▶ Aim of the task
Leaving the pictures aside, transcribe every line below exactly.

▶ Information supplied

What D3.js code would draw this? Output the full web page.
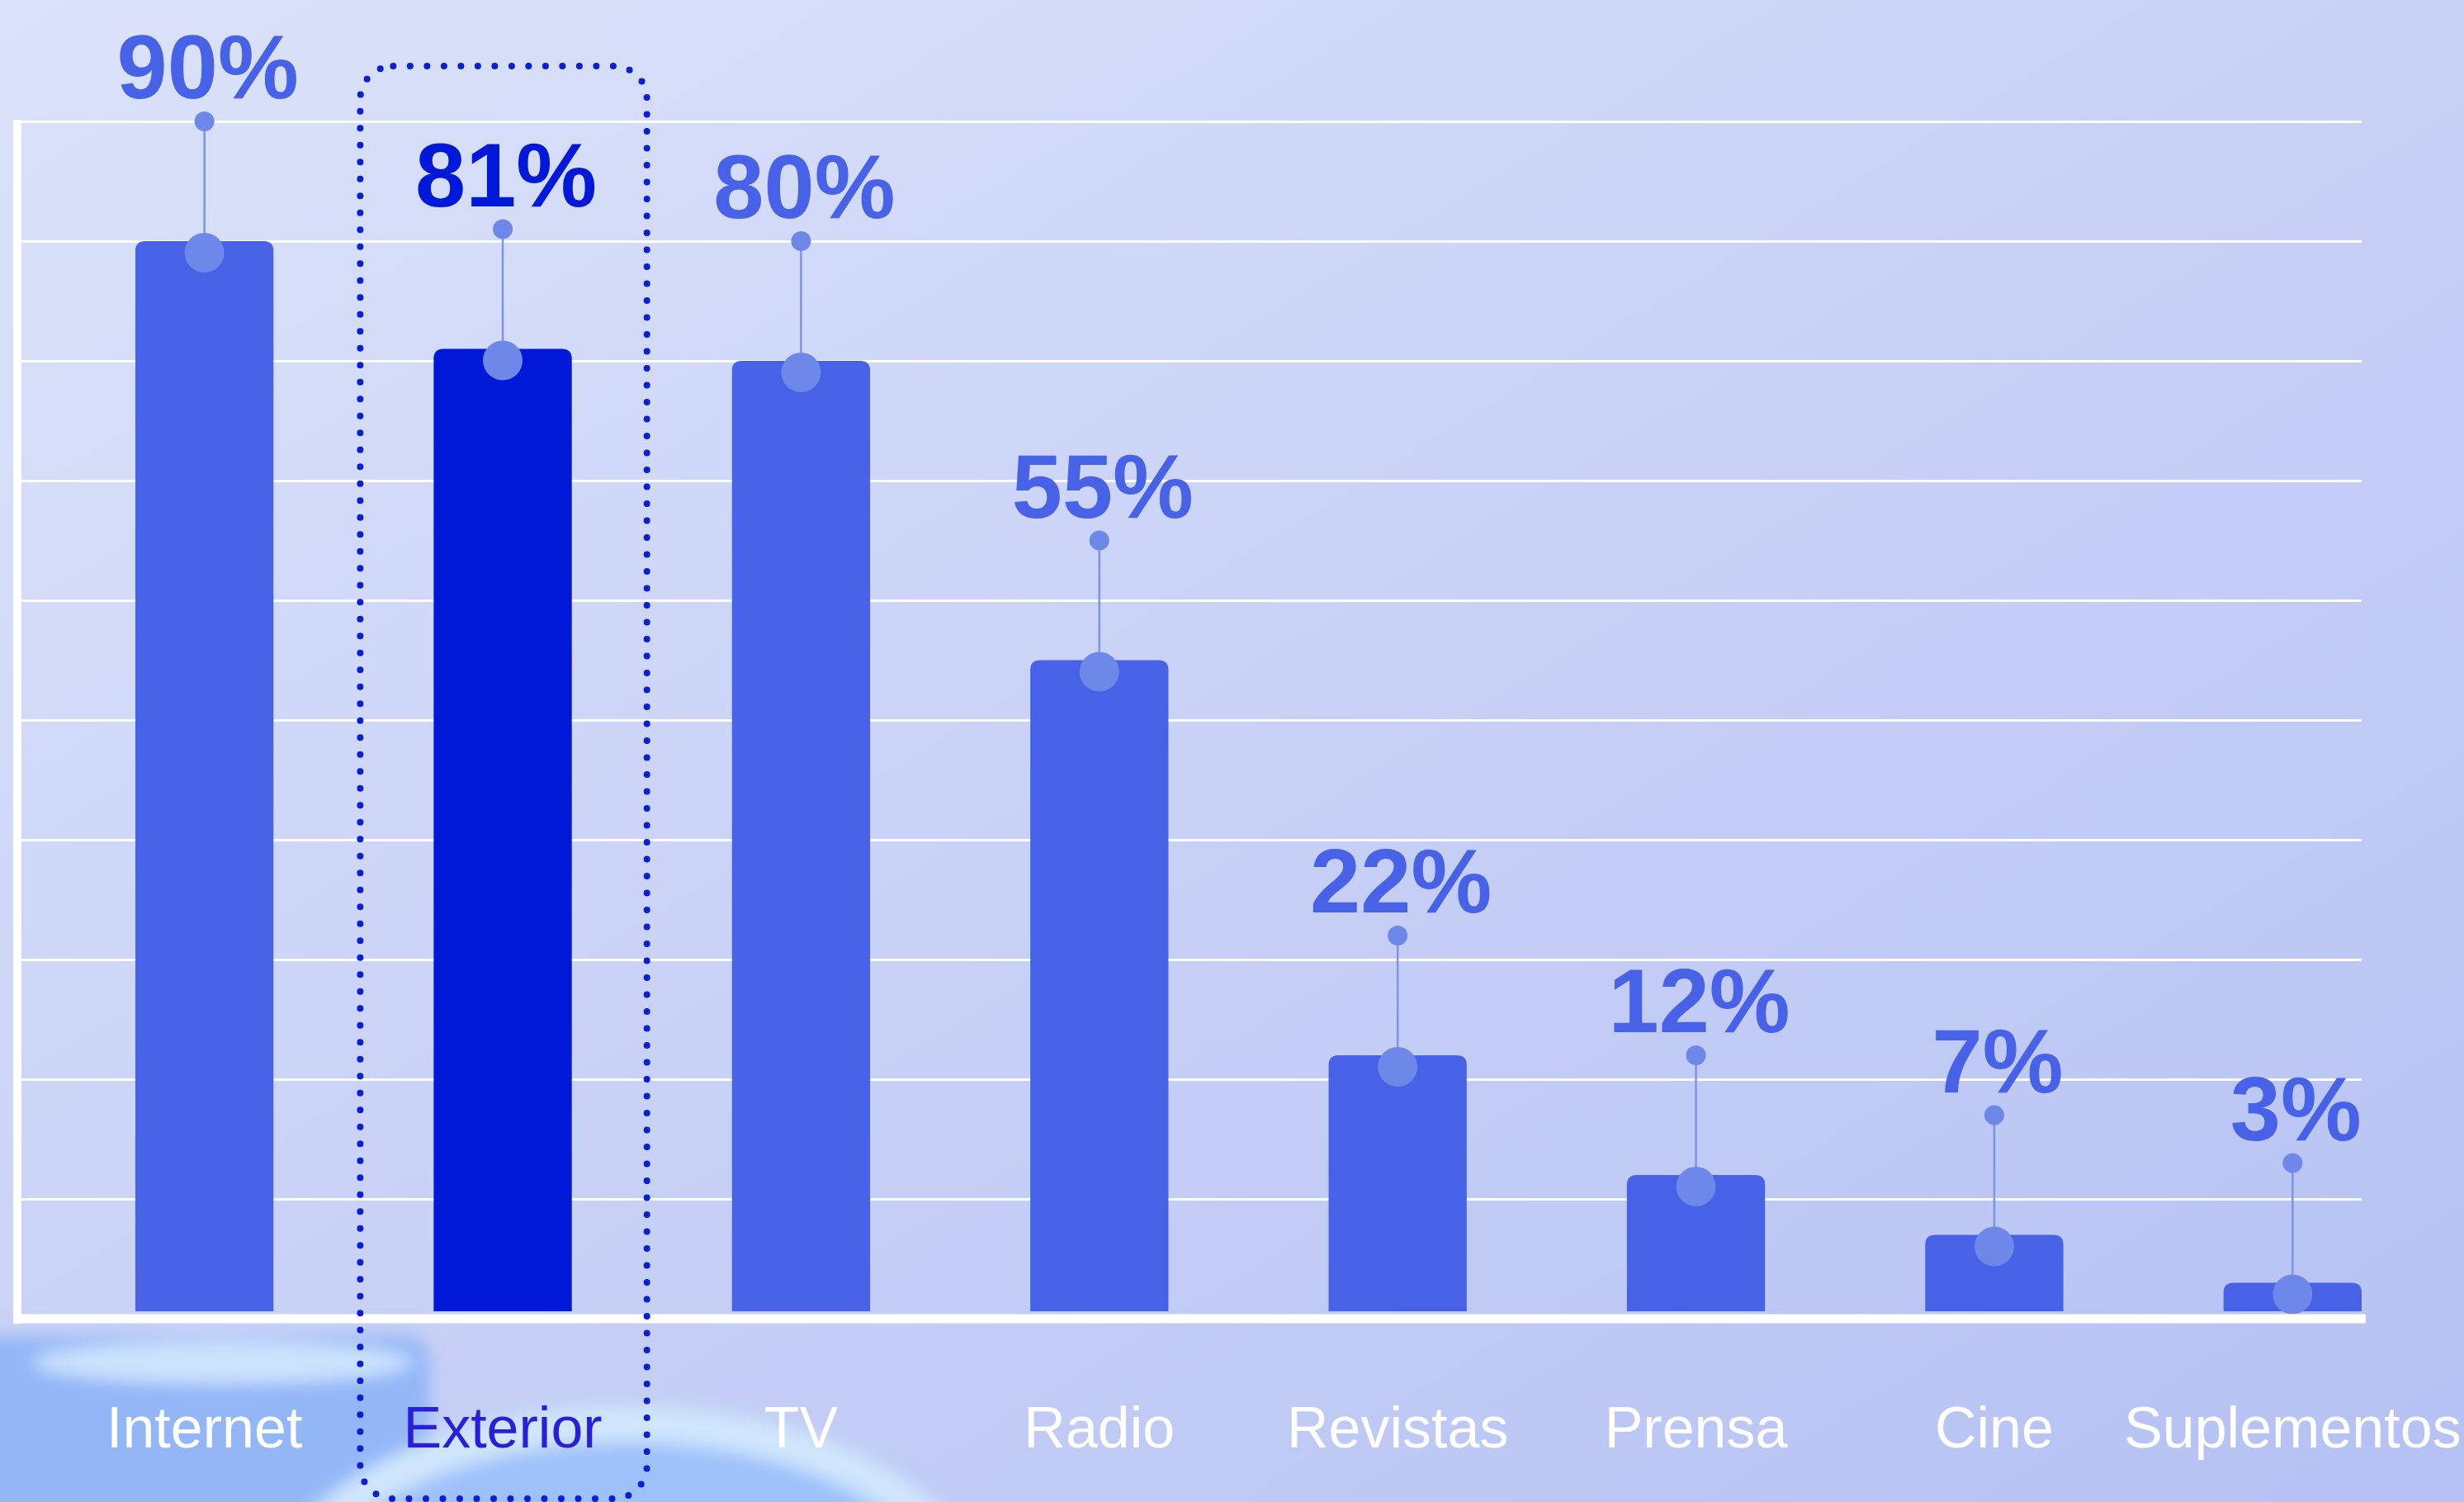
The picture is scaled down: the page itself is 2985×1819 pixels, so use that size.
<!DOCTYPE html>
<html>
<head>
<meta charset="utf-8">
<script src="https://cdn.jsdelivr.net/npm/d3@7"></script>
<style>
  body { margin: 0; background: #cfd7f7; }
  svg { display: block; }
  .grid line { stroke: #ffffff; stroke-width: 3; }
  .grid .domain { display: none; }
  .cats .domain { display: none; }
</style>
</head>
<body>
<svg id="chart" width="2985" height="1819"></svg>
<script>
"use strict";

const categories = ["Internet", "Exterior", "TV", "Radio", "Revistas", "Prensa", "Cine", "Suplementos"];
const values = [90, 81, 80, 55, 22, 12, 7, 3];
const valueLabels = ["90%", "81%", "80%", "55%", "22%", "12%", "7%", "3%"];
const gridTicks = [10, 20, 30, 40, 50, 60, 70, 80, 90, 100];
const highlighted = "Exterior";

const W = 2985, H = 1819;
const left = 21, right = 2861;
const stem = 10; // leader length, in value units

const svg = d3.select("#chart");
const defs = svg.append("defs");

const bg = defs.append("linearGradient")
    .attr("id", "bg")
    .attr("x1", "0").attr("y1", "0")
    .attr("x2", "1").attr("y2", "1");
bg.append("stop").attr("offset", "0").attr("stop-color", "#dbe2f9");
bg.append("stop").attr("offset", "0.55").attr("stop-color", "#c6d0f6");
bg.append("stop").attr("offset", "1").attr("stop-color", "#b5c1f3");

defs.append("filter").attr("id", "blur")
    .attr("x", "-20%").attr("y", "-20%").attr("width", "140%").attr("height", "140%")
    .append("feGaussianBlur").attr("stdDeviation", 10);

svg.append("rect").attr("width", W).attr("height", H).attr("fill", "url(#bg)");

// blurry photo shapes bottom-left
const blob = svg.append("g").attr("filter", "url(#blur)");
blob.append("rect")
    .attr("x", -40).attr("y", 1618).attr("width", 560).attr("height", 260)
    .attr("rx", 30)
    .attr("fill", "#93b6f7");
blob.append("ellipse")
    .attr("cx", 270).attr("cy", 1650).attr("rx", 230).attr("ry", 26)
    .attr("fill", "#d3e8fd").attr("opacity", 0.9);
blob.append("ellipse")
    .attr("cx", 760).attr("cy", 1975).attr("rx", 430).attr("ry", 250)
    .attr("fill", "#9fc1fa")
    .attr("stroke", "#cfe6fd").attr("stroke-width", 44);

const xScale = d3.scaleBand()
    .domain(categories)
    .range([164, right])
    .paddingInner(0.537)
    .paddingOuter(0);

const yScale = d3.scaleLinear()
    .domain([0, 100])
    .range([1597, 147]);

// horizontal grid
svg.append("g")
    .attr("class", "grid")
    .attr("transform", `translate(${left}, 0)`)
    .call(d3.axisLeft(yScale).tickValues(gridTicks).tickSize(-(right - left)).tickFormat(""));

// left white axis
svg.append("line")
    .attr("x1", left).attr("x2", left)
    .attr("y1", yScale(100) - 2).attr("y2", yScale(0) + 6)
    .attr("stroke", "#ffffff").attr("stroke-width", 10);

const data = categories.map((c, i) => ({ cat: c, value: values[i], label: valueLabels[i] }));
const isHi = (d) => d.cat === highlighted;

const r = 12;
const barPath = (d) => {
    const x0 = xScale(d.cat), x1 = x0 + xScale.bandwidth();
    const y0 = yScale(d.value), yb = yScale(0) - 9;
    return `M${x0},${yb}V${y0 + r}Q${x0},${y0} ${x0 + r},${y0}H${x1 - r}Q${x1},${y0} ${x1},${y0 + r}V${yb}Z`;
};

const bars = svg.append("g").selectAll("g").data(data).enter().append("g");

bars.append("path")
    .attr("d", barPath)
    .attr("fill", (d) => isHi(d) ? "#0018d8" : "#4762e7");

// bottom white axis
svg.append("line")
    .attr("x1", left - 5).attr("x2", right + 5)
    .attr("y1", yScale(0)).attr("y2", yScale(0))
    .attr("stroke", "#ffffff").attr("stroke-width", 11);

const cx = (d) => xScale(d.cat) + xScale.bandwidth() / 2;

bars.append("line")
    .attr("x1", cx).attr("x2", cx)
    .attr("y1", (d) => yScale(d.value) + 14)
    .attr("y2", (d) => yScale(d.value + stem))
    .attr("stroke", "#7d93ea").attr("stroke-width", 2.5);

bars.append("circle")
    .attr("cx", cx)
    .attr("cy", (d) => yScale(d.value) + 14)
    .attr("r", 24)
    .attr("fill", "#6e88e9");

bars.append("circle")
    .attr("cx", cx)
    .attr("cy", (d) => yScale(d.value + stem))
    .attr("r", 12)
    .attr("fill", "#6e88e9");

bars.append("text")
    .attr("x", (d) => cx(d) + 4)
    .attr("y", (d) => yScale(d.value + stem) - 28)
    .attr("text-anchor", "middle")
    .attr("font-family", "'Liberation Sans', Arial, sans-serif")
    .attr("font-weight", "bold")
    .attr("font-size", 110)
    .attr("fill", (d) => isHi(d) ? "#0018d8" : "#4762e7")
    .text((d) => d.label);

// category labels
const cats = svg.append("g")
    .attr("class", "cats")
    .attr("transform", `translate(0, ${yScale(0)})`)
    .call(d3.axisBottom(xScale).tickSize(0));

cats.selectAll("text")
    .attr("y", 156)
    .attr("dy", 0)
    .attr("font-family", "'Liberation Sans', Arial, sans-serif")
    .attr("font-size", 70)
    .attr("fill", (c) => c === highlighted ? "#2a1fd8" : "#ffffff");

// dotted highlight frame
const hx = xScale(highlighted);
svg.append("rect")
    .attr("x", hx - 89)
    .attr("y", 80)
    .attr("width", xScale.bandwidth() + 180)
    .attr("height", 1735)
    .attr("rx", 40)
    .attr("fill", "none")
    .attr("stroke", "#0a1ed8")
    .attr("stroke-width", 8)
    .attr("stroke-linecap", "round")
    .attr("stroke-dasharray", "0 20.5");
</script>
</body>
</html>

▶ Task response
What D3.js code would draw this? Output the full web page.
The picture is scaled down: the page itself is 2985×1819 pixels, so use that size.
<!DOCTYPE html>
<html>
<head>
<meta charset="utf-8">
<script src="https://cdn.jsdelivr.net/npm/d3@7"></script>
<style>
  body { margin: 0; background: #cfd7f7; }
  svg { display: block; }
  .grid line { stroke: #ffffff; stroke-width: 3; }
  .grid .domain { display: none; }
  .cats .domain { display: none; }
</style>
</head>
<body>
<svg id="chart" width="2985" height="1819"></svg>
<script>
"use strict";

const categories = ["Internet", "Exterior", "TV", "Radio", "Revistas", "Prensa", "Cine", "Suplementos"];
const values = [90, 81, 80, 55, 22, 12, 7, 3];
const valueLabels = ["90%", "81%", "80%", "55%", "22%", "12%", "7%", "3%"];
const gridTicks = [10, 20, 30, 40, 50, 60, 70, 80, 90, 100];
const highlighted = "Exterior";

const W = 2985, H = 1819;
const left = 21, right = 2861;
const stem = 10; // leader length, in value units

const svg = d3.select("#chart");
const defs = svg.append("defs");

const bg = defs.append("linearGradient")
    .attr("id", "bg")
    .attr("x1", "0").attr("y1", "0")
    .attr("x2", "1").attr("y2", "1");
bg.append("stop").attr("offset", "0").attr("stop-color", "#dbe2f9");
bg.append("stop").attr("offset", "0.55").attr("stop-color", "#c6d0f6");
bg.append("stop").attr("offset", "1").attr("stop-color", "#b5c1f3");

defs.append("filter").attr("id", "blur")
    .attr("x", "-20%").attr("y", "-20%").attr("width", "140%").attr("height", "140%")
    .append("feGaussianBlur").attr("stdDeviation", 10);

svg.append("rect").attr("width", W).attr("height", H).attr("fill", "url(#bg)");

// blurry photo shapes bottom-left
const blob = svg.append("g").attr("filter", "url(#blur)");
blob.append("rect")
    .attr("x", -40).attr("y", 1618).attr("width", 560).attr("height", 260)
    .attr("rx", 30)
    .attr("fill", "#93b6f7");
blob.append("ellipse")
    .attr("cx", 270).attr("cy", 1650).attr("rx", 230).attr("ry", 26)
    .attr("fill", "#d3e8fd").attr("opacity", 0.9);
blob.append("ellipse")
    .attr("cx", 760).attr("cy", 1975).attr("rx", 430).attr("ry", 250)
    .attr("fill", "#9fc1fa")
    .attr("stroke", "#cfe6fd").attr("stroke-width", 44);

const xScale = d3.scaleBand()
    .domain(categories)
    .range([164, right])
    .paddingInner(0.537)
    .paddingOuter(0);

const yScale = d3.scaleLinear()
    .domain([0, 100])
    .range([1597, 147]);

// horizontal grid
svg.append("g")
    .attr("class", "grid")
    .attr("transform", `translate(${left}, 0)`)
    .call(d3.axisLeft(yScale).tickValues(gridTicks).tickSize(-(right - left)).tickFormat(""));

// left white axis
svg.append("line")
    .attr("x1", left).attr("x2", left)
    .attr("y1", yScale(100) - 2).attr("y2", yScale(0) + 6)
    .attr("stroke", "#ffffff").attr("stroke-width", 10);

const data = categories.map((c, i) => ({ cat: c, value: values[i], label: valueLabels[i] }));
const isHi = (d) => d.cat === highlighted;

const r = 12;
const barPath = (d) => {
    const x0 = xScale(d.cat), x1 = x0 + xScale.bandwidth();
    const y0 = yScale(d.value), yb = yScale(0) - 9;
    return `M${x0},${yb}V${y0 + r}Q${x0},${y0} ${x0 + r},${y0}H${x1 - r}Q${x1},${y0} ${x1},${y0 + r}V${yb}Z`;
};

const bars = svg.append("g").selectAll("g").data(data).enter().append("g");

bars.append("path")
    .attr("d", barPath)
    .attr("fill", (d) => isHi(d) ? "#0018d8" : "#4762e7");

// bottom white axis
svg.append("line")
    .attr("x1", left - 5).attr("x2", right + 5)
    .attr("y1", yScale(0)).attr("y2", yScale(0))
    .attr("stroke", "#ffffff").attr("stroke-width", 11);

const cx = (d) => xScale(d.cat) + xScale.bandwidth() / 2;

bars.append("line")
    .attr("x1", cx).attr("x2", cx)
    .attr("y1", (d) => yScale(d.value) + 14)
    .attr("y2", (d) => yScale(d.value + stem))
    .attr("stroke", "#7d93ea").attr("stroke-width", 2.5);

bars.append("circle")
    .attr("cx", cx)
    .attr("cy", (d) => yScale(d.value) + 14)
    .attr("r", 24)
    .attr("fill", "#6e88e9");

bars.append("circle")
    .attr("cx", cx)
    .attr("cy", (d) => yScale(d.value + stem))
    .attr("r", 12)
    .attr("fill", "#6e88e9");

bars.append("text")
    .attr("x", (d) => cx(d) + 4)
    .attr("y", (d) => yScale(d.value + stem) - 28)
    .attr("text-anchor", "middle")
    .attr("font-family", "'Liberation Sans', Arial, sans-serif")
    .attr("font-weight", "bold")
    .attr("font-size", 110)
    .attr("fill", (d) => isHi(d) ? "#0018d8" : "#4762e7")
    .text((d) => d.label);

// category labels
const cats = svg.append("g")
    .attr("class", "cats")
    .attr("transform", `translate(0, ${yScale(0)})`)
    .call(d3.axisBottom(xScale).tickSize(0));

cats.selectAll("text")
    .attr("y", 156)
    .attr("dy", 0)
    .attr("font-family", "'Liberation Sans', Arial, sans-serif")
    .attr("font-size", 70)
    .attr("fill", (c) => c === highlighted ? "#2a1fd8" : "#ffffff");

// dotted highlight frame
const hx = xScale(highlighted);
svg.append("rect")
    .attr("x", hx - 89)
    .attr("y", 80)
    .attr("width", xScale.bandwidth() + 180)
    .attr("height", 1735)
    .attr("rx", 40)
    .attr("fill", "none")
    .attr("stroke", "#0a1ed8")
    .attr("stroke-width", 8)
    .attr("stroke-linecap", "round")
    .attr("stroke-dasharray", "0 20.5");
</script>
</body>
</html>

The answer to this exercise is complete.